Chella Quint is a Brooklyn-born, Sheffield-based designer, writer, and performer. She studied dramatic writing at NYU Tisch before moving to Sheffield and completing a PGCE at Bretton Hall in Drama education. A former drama teacher and head of PSHE (Personal, Social, Health and Economics Education), Chella coined the phrase ‘period positive’ in 2006 and founded #periodpositive to use humour and joy to challenge menstrual taboos and find long-term solutions to period poverty. She became a leading expert on menstruation education in the UK, advising on regional and national policy on menstruation education and period poverty. Last year, she launched the Period Positive Pledge as a framework for developing menstruation-inclusive policy and outreach.
Chella writes and performs solo shows, delivers public engagement projects and designs installations on themes inspired by science, health, taboo, product design and social justice. She co-hosts the annual Sheffield zine fest and has been publishing the print zine Adventures in Menstruating since 2005. Her 5-star comedy show of the same name has been performed at the Edinburgh Fringe, the Women of the World Festival and tours regional comedy, literature and science festivals.
She won the 2013 Specialist Factual Presenter Pitch Award at Sheffield Docfest, the 2014 Off the Shelf Poetry Slam, a 2016 mentorship with Third Angel Theatre Company and was part of the 2019 Jo Cox Women in Leadership Programme cohort. Chella has been featured on Radio 4’s Woman’s Hour, BBC Radio Scotland, and in the radio documentary A Bleeding Shame, contributed to Gemma Cairney’s book, Open, and frequently writes for national print media.
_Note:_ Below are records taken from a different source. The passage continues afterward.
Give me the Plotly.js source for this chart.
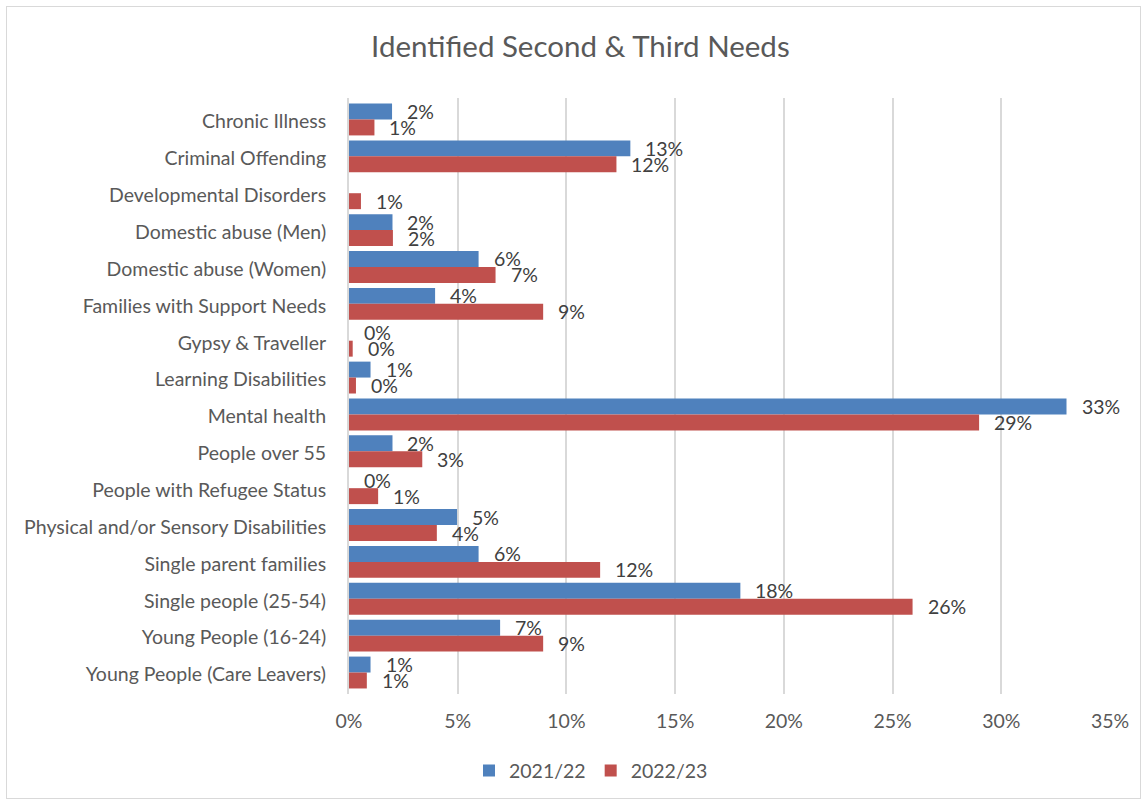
<!DOCTYPE html>
<html>
<head>
<meta charset="utf-8">
<script src="https://cdn.plot.ly/plotly-3.0.1.min.js"></script>
<style>
  html, body { margin: 0; padding: 0; background: #fff; }
  #wrap { position: relative; width: 1147px; height: 805px; }
  #chart { position: absolute; left: 0; top: 0; width: 1147px; height: 805px; }
  #frame { position: absolute; left: 6px; top: 6px; width: 1133px; height: 791px;
           border: 1.5px solid #d9d9d9; pointer-events: none; }
</style>
</head>
<body>
<div id="wrap">
  <div id="chart"></div>
  <div id="frame"></div>
</div>
<script>
// Needs, listed top to bottom
const categories = [
  "Chronic Illness",
  "Criminal Offending",
  "Developmental Disorders",
  "Domestic abuse (Men)",
  "Domestic abuse (Women)",
  "Families with Support Needs",
  "Gypsy & Traveller",
  "Learning Disabilities",
  "Mental health",
  "People over 55",
  "People with Refugee Status",
  "Physical and/or Sensory Disabilities",
  "Single parent families",
  "Single people (25-54)",
  "Young People (16-24)",
  "Young People (Care Leavers)"
];

// Share of clients with each need (fraction of 1); null = not recorded
const share2122 = [0.0198, 0.1294, null, 0.0200, 0.0596, 0.0396, 0, 0.0099, 0.3300, 0.0200, 0, 0.0497, 0.0596, 0.1800, 0.0695, 0.0099];
const share2223 = [0.0117, 0.1230, 0.0055, 0.0202, 0.0674, 0.0893, 0.0017, 0.0032, 0.2898, 0.0337, 0.0134, 0.0404, 0.1155, 0.2592, 0.0893, 0.0082];

const seriesNames = ["2021/22", "2022/23"];
const seriesColors = ["#4f81bd", "#c0504d"];
const tickValues = [0, 0.05, 0.10, 0.15, 0.20, 0.25, 0.30, 0.35];
const tickLabels = ["0%", "5%", "10%", "15%", "20%", "25%", "30%", "35%"];

const FONT = "Lato, 'Open Sans', sans-serif";
const TEXT_SIZE = 19.5;
const BARGAP = 0.135;

const allSeries = [share2122, share2223];

const traces = allSeries.map((vals, s) => ({
  type: "bar",
  orientation: "h",
  name: seriesNames[s],
  y: categories,
  x: vals,
  marker: { color: seriesColors[s], line: { width: 0 } },
  hoverinfo: "skip"
}));

// Value labels sit just beyond each bar end, centred on their own bar
const halfBar = (1 - BARGAP) / 4;
const annotations = [];
allSeries.forEach((vals, s) => {
  vals.forEach((v, i) => {
    if (v === null) return;
    annotations.push({
      xref: "x", yref: "y",
      x: v, y: i + (s === 0 ? -halfBar : halfBar),
      text: Math.round(v * 100) + "%",
      showarrow: false,
      xanchor: "left", yanchor: "middle",
      xshift: 13, yshift: 0,
      font: { family: FONT, size: TEXT_SIZE, color: "#404040" }
    });
  });
});

const layout = {
  width: 1147, height: 805,
  paper_bgcolor: "rgba(0,0,0,0)",
  plot_bgcolor: "#fff",
  margin: { l: 349, r: 37, t: 98, b: 111 },
  font: { family: FONT, size: TEXT_SIZE, color: "#595959" },
  title: {
    text: "Identified Second & Third Needs",
    font: { family: FONT, size: 29.5, color: "#595959" },
    x: 0.506, xanchor: "center",
    y: 0.942, yanchor: "middle"
  },
  barmode: "group",
  bargap: BARGAP,
  bargroupgap: 0,
  xaxis: {
    range: [0, 0.35],
    tickvals: tickValues,
    ticktext: tickLabels,
    showgrid: true,
    gridcolor: "#d9d9d9",
    gridwidth: 2,
    zeroline: false,
    showline: false,
    ticks: "outside",
    ticklen: 10,
    tickcolor: "rgba(0,0,0,0)",
    tickfont: { family: FONT, size: TEXT_SIZE, color: "#595959" },
    fixedrange: true
  },
  yaxis: {
    type: "category",
    categoryorder: "array",
    categoryarray: categories,
    autorange: "reversed",
    showgrid: false,
    zeroline: false,
    showline: true,
    linecolor: "#d9d9d9",
    linewidth: 2,
    ticks: "outside",
    ticklen: 17,
    tickcolor: "rgba(0,0,0,0)",
    ticklabelshift: -2,
    tickfont: { family: FONT, size: TEXT_SIZE, color: "#595959" },
    fixedrange: true
  },
  showlegend: true,
  legend: {
    orientation: "h",
    x: 0.318, xanchor: "center",
    y: -0.129, yanchor: "middle",
    font: { family: FONT, size: TEXT_SIZE, color: "#595959" },
    itemwidth: 30,
    traceorder: "normal"
  },
  annotations: annotations
};

Plotly.newPlot("chart", traces, layout, { displayModeBar: false, staticPlot: true });
</script>
</body>
</html>
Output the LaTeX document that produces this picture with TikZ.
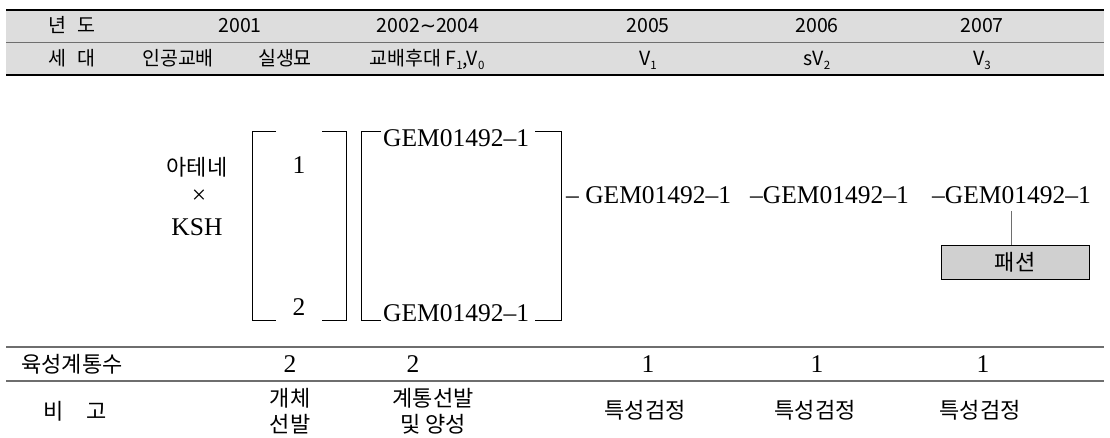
\documentclass[tikz,border=0pt]{standalone}
\usepackage{fontspec}
\setmainfont{Liberation Serif}
\newfontfamily\krs{Noto Sans CJK KR}
\newfontfamily\djv{DejaVu Sans}
\newfontfamily\gemf{Liberation Serif}
\newcommand\hdrfont{\krs\fontsize{19.5}{22}\selectfont}
\newcommand\bodyk{\krs\fontsize{22}{26}\selectfont}
\newcommand\gmfont{\gemf\fontsize{25.5}{28}\selectfont}
\newcommand\lowsub[1]{\raisebox{-0.35ex}{\fontsize{11.5}{11.5}\selectfont #1}}
\definecolor{hdrgray}{RGB}{221,221,221}
\definecolor{rulegray}{RGB}{110,110,110}
\definecolor{boxgray}{RGB}{208,208,208}
\begin{document}
\begin{tikzpicture}[x=1pt,y=-1pt,
  hdr/.style={font=\hdrfont,inner sep=0pt,anchor=base},
  bk/.style={font=\bodyk,inner sep=0pt,anchor=center},
  gm/.style={font=\gmfont,inner sep=0pt,anchor=base west},
  num/.style={font=\gmfont,inner sep=0pt,anchor=center},
  br/.style={draw=black,line width=0.9pt},
  fbox/.style={draw=black,line width=0.9pt,fill=boxgray,minimum width=148pt,minimum height=34pt,inner sep=0pt,font=\bodyk},
  link/.style={draw=rulegray,line width=0.9pt}]
\useasboundingbox (0,0) rectangle (1110,438);
% header band
\fill[hdrgray] (6,10) rectangle (1104,75);
\draw[line width=2pt] (6,10) -- (1104,10);
\draw[rulegray,line width=0.9pt] (6,42) -- (1104,42);
\draw[line width=2.5pt] (6,75) -- (1104,75);
% header row 1
\node[hdr] (h1) at (72,33) {년\hspace{0.55em}도};
\node[hdr] (h2) at (240,33) {2001};
\node[hdr] (h3) at (428,33) {2002{\djv∼}2004};
\node[hdr] (h4) at (648,33) {2005};
\node[hdr] (h5) at (817,33) {2006};
\node[hdr] (h6) at (982,33) {2007};
% header row 2
\node[hdr] (g1) at (72,66) {세\hspace{0.55em}대};
\node[hdr] (g2) at (178,66) {인공교배};
\node[hdr] (g3) at (285,66) {실생묘};
\node[hdr] (g4) at (427,66) {교배후대 F\lowsub{1},V\lowsub{0}};
\node[hdr] (g5) at (648,66) {V\lowsub{1}};
\node[hdr] (g6) at (817,66) {sV\lowsub{2}};
\node[hdr] (g7) at (982,66) {V\lowsub{3}};
% parents
\node[bk] (p1) at (197,167) {아테네};
\node[num] (px) at (199,197) {×};
\node[num] (p2) at (197,227) {KSH};
% brackets
\draw[br] (276,131) -| (252,320) -- (276,320);
\draw[br] (322,131) -| (346,320) -- (322,320);
\draw[br] (381,131) -| (361,320) -- (381,320);
\draw[br] (535,131) -| (561,320) -- (535,320);
\node[num] (n1) at (299,165) {1};
\node[num] (n2) at (299,307) {2};
\node[gm] (ga) at (383,147) {GEM01492–1};
\node[gm] (gb) at (383,321) {GEM01492–1};
% lines
\node[gm] (gem1) at (566,204) {– GEM01492–1};
\node[gm] (gem2) at (750,204) {–GEM01492–1};
\node[gm] (gem3) at (932,204) {–GEM01492–1};
\node[fbox] (fashion) at (1015,262) {패션};
\coordinate (g3b) at (1011,211);
\draw[link] (g3b) -- (g3b |- fashion.north);
% bottom table
\draw[rulegray,line width=1.5pt] (6,347) -- (1104,347);
\draw[rulegray,line width=1.5pt] (6,381) -- (1104,381);
\node[bk] (r1) at (72,364) {육성계통수};
\node[num] (c1) at (290,364) {2};
\node[num] (c2) at (413,364) {2};
\node[num] (c3) at (648,364) {1};
\node[num] (c4) at (817,364) {1};
\node[num] (c5) at (983,364) {1};
\node[bk] (r2) at (75,411) {비\hspace{1em}고};
\node[bk,align=center] (d1) at (290,411) {개체\\선발};
\node[bk,align=center] (d2) at (433,411) {계통선발\\및 양성};
\node[bk] (d3) at (645,410) {특성검정};
\node[bk] (d4) at (815,410) {특성검정};
\node[bk] (d5) at (980,410) {특성검정};
\end{tikzpicture}
\end{document}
Chella has recently joined Sheffield Hallam University Lab4Living’s 100-Year Life Project as a doctoral researcher exploring the impact of taboo, representation and attitudes to aging on consumer agency. Her zines are held in a number of international zine libraries, and she has a chapter in Down the Pan: New Directions in the Sociology of Dirt, a monograph from the The Sociological Review. She is currently writing a children’s book about menstruation.